O que mudou no seu processo criativo e na sua vida desde que ficou famosa com Persépolis (lançada originalmente em quadrinhos e transformada em filme)? Ficar famosa foi algo com que me acostumei. Não me olho no espelho e me vejo famosa. Quando fui nomeada ao Oscar [em 2007] foi engraçado: você se sente o deus do universo, mas acaba sendo frustrante, já que aquilo se transforma no fim da liberdade. Onde eu ia tinha um monte de gente, fazendo tudo o que eu quisesse. Quando cheguei em casa depois daquilo tudo fiquei com vontade de lavar os lençóis, cuidar de mim mesma.
Como é seu dia a dia em Paris? Tenho uma vida tranquila. Quando não estou num grande projeto, gosto de ir ao cinema, sair para jantar. Realmente vivo com pouco. Costumo dizer que US$ 1.000 seriam suficientes para viver em qualquer lugar do mundo. Não gosto de joias ou roupas caras...
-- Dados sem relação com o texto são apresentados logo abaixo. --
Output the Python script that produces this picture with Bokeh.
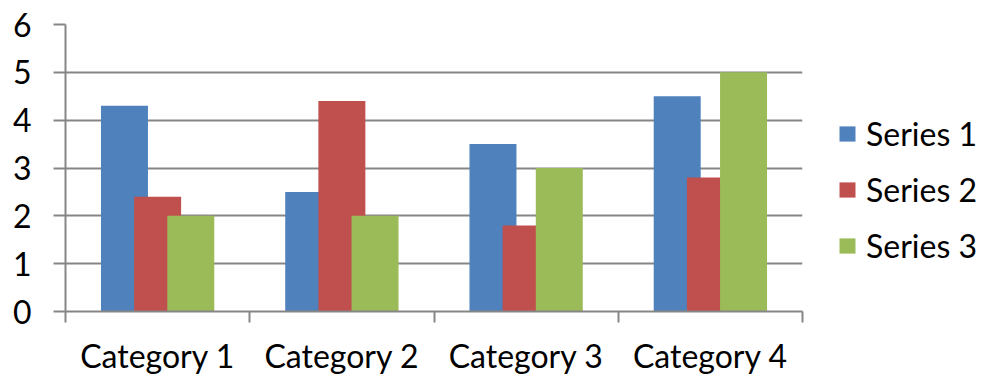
from bokeh.plotting import figure
from bokeh.models import Range1d, FixedTicker, Legend, LegendItem, ColumnDataSource
from bokeh.layouts import row
from bokeh.embed import file_html
from bokeh.resources import INLINE
import numpy as np

categories = ["Category 1", "Category 2", "Category 3", "Category 4"]
series_names = ["Series 1", "Series 2", "Series 3"]
series1 = [4.3, 2.5, 3.5, 4.5]
series2 = [2.4, 4.4, 1.8, 2.8]
series3 = [2.0, 2.0, 3.0, 5.0]
y_ticks = [0, 1, 2, 3, 4, 5, 6]

colors = ["#4F81BD", "#C0504D", "#9BBB59"]
FONT = "Lato"
FSIZE = "32px"
GRID = "#868686"

p = figure(width=804, height=383, output_backend="svg", toolbar_location=None,
           x_range=Range1d(0, 4), y_range=Range1d(0, 6),
           min_border_left=65, min_border_right=2,
           min_border_top=24, min_border_bottom=72)
p.outline_line_color = None
p.background_fill_color = "white"
p.border_fill_color = "white"

idx = np.arange(len(categories))
offsets = [-0.18, 0.0, 0.18]
bar_w = 0.255
for vals, off, col in zip([series1, series2, series3], offsets, colors):
    src = ColumnDataSource(dict(x=idx + 0.5 + off, top=vals))
    p.vbar(x="x", top="top", width=bar_w, bottom=0, source=src,
           fill_color=col, line_color=None)

# y axis
p.yaxis.ticker = FixedTicker(ticks=y_ticks)
p.yaxis.axis_line_color = GRID
p.yaxis.axis_line_width = 2
p.yaxis.major_tick_line_color = GRID
p.yaxis.major_tick_line_width = 2
p.yaxis.major_tick_out = 12
p.yaxis.major_tick_in = 0
p.yaxis.minor_tick_line_color = None
p.yaxis.major_label_standoff = 22
p.yaxis.major_label_text_font = FONT
p.yaxis.major_label_text_font_size = FSIZE
p.yaxis.major_label_text_color = "black"

# x axis
p.xaxis.ticker = FixedTicker(ticks=list(idx + 0.5), minor_ticks=list(range(len(categories) + 1)))
p.xaxis.major_label_overrides = {float(i + 0.5): c for i, c in enumerate(categories)}
p.xaxis.axis_line_color = GRID
p.xaxis.axis_line_width = 2
p.xaxis.major_tick_line_color = None
p.xaxis.major_tick_out = 0
p.xaxis.major_tick_in = 0
p.xaxis.minor_tick_line_color = GRID
p.xaxis.minor_tick_line_width = 2
p.xaxis.minor_tick_out = 11
p.xaxis.minor_tick_in = 0
p.xaxis.major_label_standoff = 13
p.xaxis.major_label_text_font = FONT
p.xaxis.major_label_text_font_size = FSIZE
p.xaxis.major_label_text_color = "black"

p.xgrid.grid_line_color = None
p.ygrid.grid_line_color = GRID
p.ygrid.grid_line_width = 2

# legend panel
lg = figure(width=191, height=383, output_backend="svg", toolbar_location=None,
            x_range=Range1d(0, 1), y_range=Range1d(0, 1),
            min_border=0, x_axis_type=None, y_axis_type=None)
lg.outline_line_color = None
lg.grid.visible = False
lg.background_fill_color = "white"
lg.border_fill_color = "white"
lrs = []
for col in colors:
    # swatch-only renderers: zero-height bars, nothing visible on the panel
    lrs.append(lg.vbar(x=[0.5], top=[0], bottom=[0], width=0.01,
                       fill_color=col, line_color=None))

legend = Legend(items=[LegendItem(label=n, renderers=[r]) for n, r in zip(series_names, lrs)],
                location=(33, 46), glyph_width=20, glyph_height=19, label_standoff=9,
                spacing=17, padding=0, margin=0, border_line_color=None,
                background_fill_alpha=0, label_text_font=FONT,
                label_text_font_size=FSIZE, label_text_color="black")
lg.add_layout(legend)

layout = row(p, lg)
open("out.html", "w").write(file_html(layout, INLINE))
Mas no filme você está sempre usando uma bolsa Chanel... É falsa [risos]! Paguei 10 euros em um mercado em Istambul! É linda mesmo, não é? Gosto de coisas bonitas, mas não concordo em pagar mais de 3 mil euros numa bolsa. Em geral, nos levam a acreditar que precisamos ter muito para ser felizes, mas a felicidade é muito mais um estado mental. Há muito mais na vida a fazer, como sentar num parque, dar risada. Uma boa gargalhada é muito importante, assim como os amigos. A vida é muito curta para passar tempo com quem a gente não gosta.